Вполне понятно, что я не мог забыть своих микробиологических и эпидемиологических изысканий, проведенных на Бурятском участке БАМа. Я присматривался к тому, что происходило в Тынде и на других строящихся станциях, куда нас доставляли вездеходы или вертолеты. По Тынде бродили тучи бездомных собак. В огромных пустующих еще трубах, предназначенных для будущей канализации, спали бродяги-бомжи. Никто их не гонял до поры до времени. Нужна была дешевая подручная рабочая сила. На улицах стояли вперемежку нормальные стандартные дома и сараевидные бараки без канализации и водопровода. В иных общественных уборных можно было видеть пирамиды фекальных масс. Всем заправляли «комсомольские вожди», составлявшие особую касту столицы БАМа. Здесь был даже автономный филиал ЦК комсомола на БАМе, такое значение придавалось в Москве идейному завораживанию молодых строителей. Эти «комсомольские вожди» и устраивали наши поездки с выступлениями и почти ежедневные банкеты, дружеские ужины, товарищеские беседы за чашкой чая и рюмкой коньяка. Я знал цену этим «откровенным беседам» еще со времен моих экспедиций в Нижнеангарск и далее по будущей трассе БАМа. И все-таки каждый раз изумлялся изворотливости и коварству сотрудников КГБ и их осведомителей. Помню, как во время приема, устроенного сотрудниками аппарата ЦК комсомола, ко мне подсел симпатичный молодой человек лет тридцати, с влажными армянско-еврейскими глазами и волнистыми средиземноморскими волосами, и начал разговор об Израиле. Как там трудно найти место научного сотрудника (все должности и гранты отдают сабрам — тем, кто родился в Израиле!) или какой невеселой жизнью живут там русскоязычные писатели (кому нужен их русский язык!). Я слушал, но не комментировал. Тогда он конфиденциально сообщил мне о своем полуеврейском происхождении. Когда я не поддался и этому признанию, аппаратчик потерял ко мне всяческий интерес, хотя отпуская меня, не преминул заметить: «Хорошо, что ОВИР дает время одуматься и забрать документы тем, кто совершил ошибку!» Это исключало всякие сомнения в неспонтанности его откровений.

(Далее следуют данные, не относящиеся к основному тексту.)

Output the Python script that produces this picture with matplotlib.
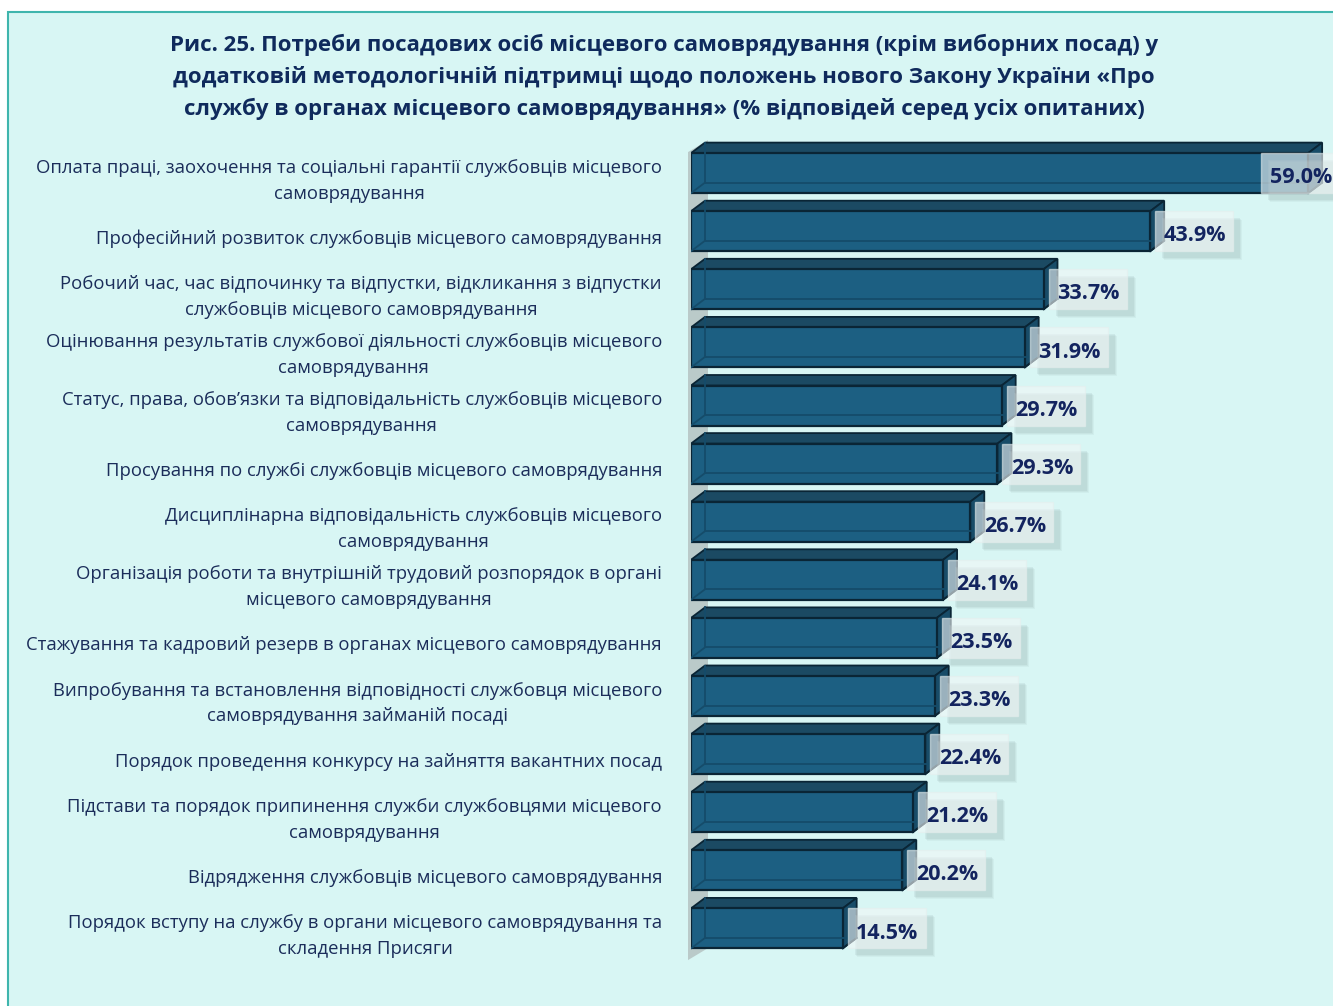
import matplotlib
matplotlib.use("Agg")
import matplotlib.pyplot as plt
from matplotlib.patches import Polygon, Rectangle

# data
categories = [
    "Оплата праці, заохочення та соціальні гарантії службовців місцевого\nсамоврядування",
    "Професійний розвиток службовців місцевого самоврядування",
    "Робочий час, час відпочинку та відпустки, відкликання з відпустки\nслужбовців місцевого самоврядування",
    "Оцінювання результатів службової діяльності службовців місцевого\nсамоврядування",
    "Статус, права, обов’язки та відповідальність службовців місцевого\nсамоврядування",
    "Просування по службі службовців місцевого самоврядування",
    "Дисциплінарна відповідальність службовців місцевого\nсамоврядування",
    "Організація роботи та внутрішній трудовий розпорядок в органі\nмісцевого самоврядування",
    "Стажування та кадровий резерв в органах місцевого самоврядування",
    "Випробування та встановлення відповідності службовця місцевого\nсамоврядування займаній посаді",
    "Порядок проведення конкурсу на зайняття вакантних посад",
    "Підстави та порядок припинення служби службовцями місцевого\nсамоврядування",
    "Відрядження службовців місцевого самоврядування",
    "Порядок вступу на службу в органи місцевого самоврядування та\nскладення Присяги",
]
values = [59.0, 43.9, 33.7, 31.9, 29.7, 29.3, 26.7, 24.1, 23.5, 23.3, 22.4, 21.2, 20.2, 14.5]

title = ("Рис. 25. Потреби посадових осіб місцевого самоврядування (крім виборних посад) у\n"
         "додатковій методологічній підтримці щодо положень нового Закону України «Про\n"
         "службу в органах місцевого самоврядування» (% відповідей серед усіх опитаних)")

W, H = 1333, 1006
fig = plt.figure(figsize=(W / 100, H / 100), dpi=100)
fig.patch.set_facecolor("white")

# cyan panel with teal border
panel = Rectangle((8 / W, -0.01), 1.2, 1.01 - 12 / H, transform=fig.transFigure,
                  facecolor="#d8f6f4", edgecolor="#3fb5ad", linewidth=1.5, zorder=-10)
fig.patches.append(panel)

fig.text(664 / W, 1 - 77 / H, title, ha="center", va="center", fontsize=16,
         fontweight="bold", color="#0f2a5c", family="Open Sans", linespacing=1.56)

# axes: x=0 at pixel 691, ~10.46 px per percent; rows 58.1 px apart, first row at 173 px
px_per_pct = 10.46
row_px = 58.1
ax_left, ax_top = 691, 115
ax_bottom = ax_top + 14.74 * row_px
ax = fig.add_axes([ax_left / W, 1 - ax_bottom / H, (W - ax_left) / W, (ax_bottom - ax_top) / H])
xmax = (W - ax_left) / px_per_pct
ax.set_xlim(0, xmax)
ax.set_ylim(13.74, -1.0)
ax.axis("off")

dx = 14 / px_per_pct     # depth in x (data units)
dy = 10.5 / row_px       # depth in y (data units)
hh = 20 / row_px         # half height of front face

front_col = "#1c5f82"
top_col = "#1b4a63"
side_col = "#184c68"
edge_col = "#0a2535"
inner_col = "#154c6a"

# grey side wall at the base
px2x = lambda p: (p - ax_left) / px_per_pct
px2y = lambda p: (p - 173) / row_px
wall = Polygon([(px2x(688), px2y(152)), (px2x(708), px2y(140)), (px2x(708), px2y(948)), (px2x(688), px2y(960))],
               closed=True, facecolor="#b5c3c2", edgecolor="none", alpha=0.85, zorder=1, clip_on=False)
ax.add_patch(wall)

gap = 5 / px_per_pct
bw = 78 / px_per_pct

for i, v in enumerate(values):
    y0, y1 = i - hh, i + hh
    # top face
    ax.add_patch(Polygon([(0, y0), (dx, y0 - dy), (v + dx, y0 - dy), (v, y0)], closed=True,
                         facecolor=top_col, edgecolor=edge_col, linewidth=1.3, zorder=2))
    # side face
    ax.add_patch(Polygon([(v, y0), (v + dx, y0 - dy), (v + dx, y1 - dy), (v, y1)], closed=True,
                         facecolor=side_col, edgecolor=edge_col, linewidth=1.3, zorder=2))
    # front face
    ax.barh(i, v, height=2 * hh, color=front_col, edgecolor=edge_col, linewidth=1.6, zorder=3)
    # hidden back edges seen through
    ax.plot([dx, dx, v + dx], [y0 - dy, y1 - dy, y1 - dy], color=inner_col, lw=1.3, zorder=4)
    ax.plot([0, dx], [y1, y1 - dy], color=inner_col, lw=1.3, zorder=4)
    ax.plot([v, v + dx], [y1, y1 - dy], color=edge_col, lw=1.3, zorder=4)

    # value label box with soft shadow
    bx = min(v + gap, xmax - bw * 0.92)
    for k, a in enumerate([0.10, 0.12, 0.16]):
        off = (3 - k) * 2.5
        ax.add_patch(Rectangle((bx + (6 + off * 0.4) / px_per_pct, y0 + (6 + off * 0.4) / row_px),
                               bw, 2 * hh, facecolor="#8fa9aa", edgecolor="none", alpha=a,
                               zorder=4, clip_on=False))
    ax.add_patch(Rectangle((bx, y0), bw, 2 * hh, facecolor="#f2f6f6", edgecolor="#e6eeee",
                           alpha=0.6, linewidth=1, zorder=5, clip_on=False))
    ax.text(bx + bw / 2 + 0.05, i + 0.08, f"{v:.1f}%", ha="center", va="center", fontsize=15.5,
            fontweight="bold", color="#13245f", family="Open Sans", zorder=6, clip_on=False)

    ax.text(-29 / px_per_pct, i + 7.5 / row_px, categories[i], ha="right", va="center",
            multialignment="center", fontsize=13.3, color="#1b2d5a", family="Open Sans",
            linespacing=1.56, clip_on=False)

fig.savefig("out.png", dpi=100, facecolor=fig.get_facecolor())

Одна из будущих станций стояла поблизости от таежной речки. Мы выступали в клубе — бараке, построенном на берегу. Какая-то странная была эта река: ни всплеска рыбы, ни комариного писка, ни пения птиц, ни даже самих птиц. Как будто все замерло или даже умерло. А вдруг строители углубились в такие геологические породы, где содержание урана превышает допустимый уровень? Тогда двуокись урана хлынет (или уже хлынула!) в грунтовые воды, а оттуда в реки? Не поэтому ли речка кажется мертвой?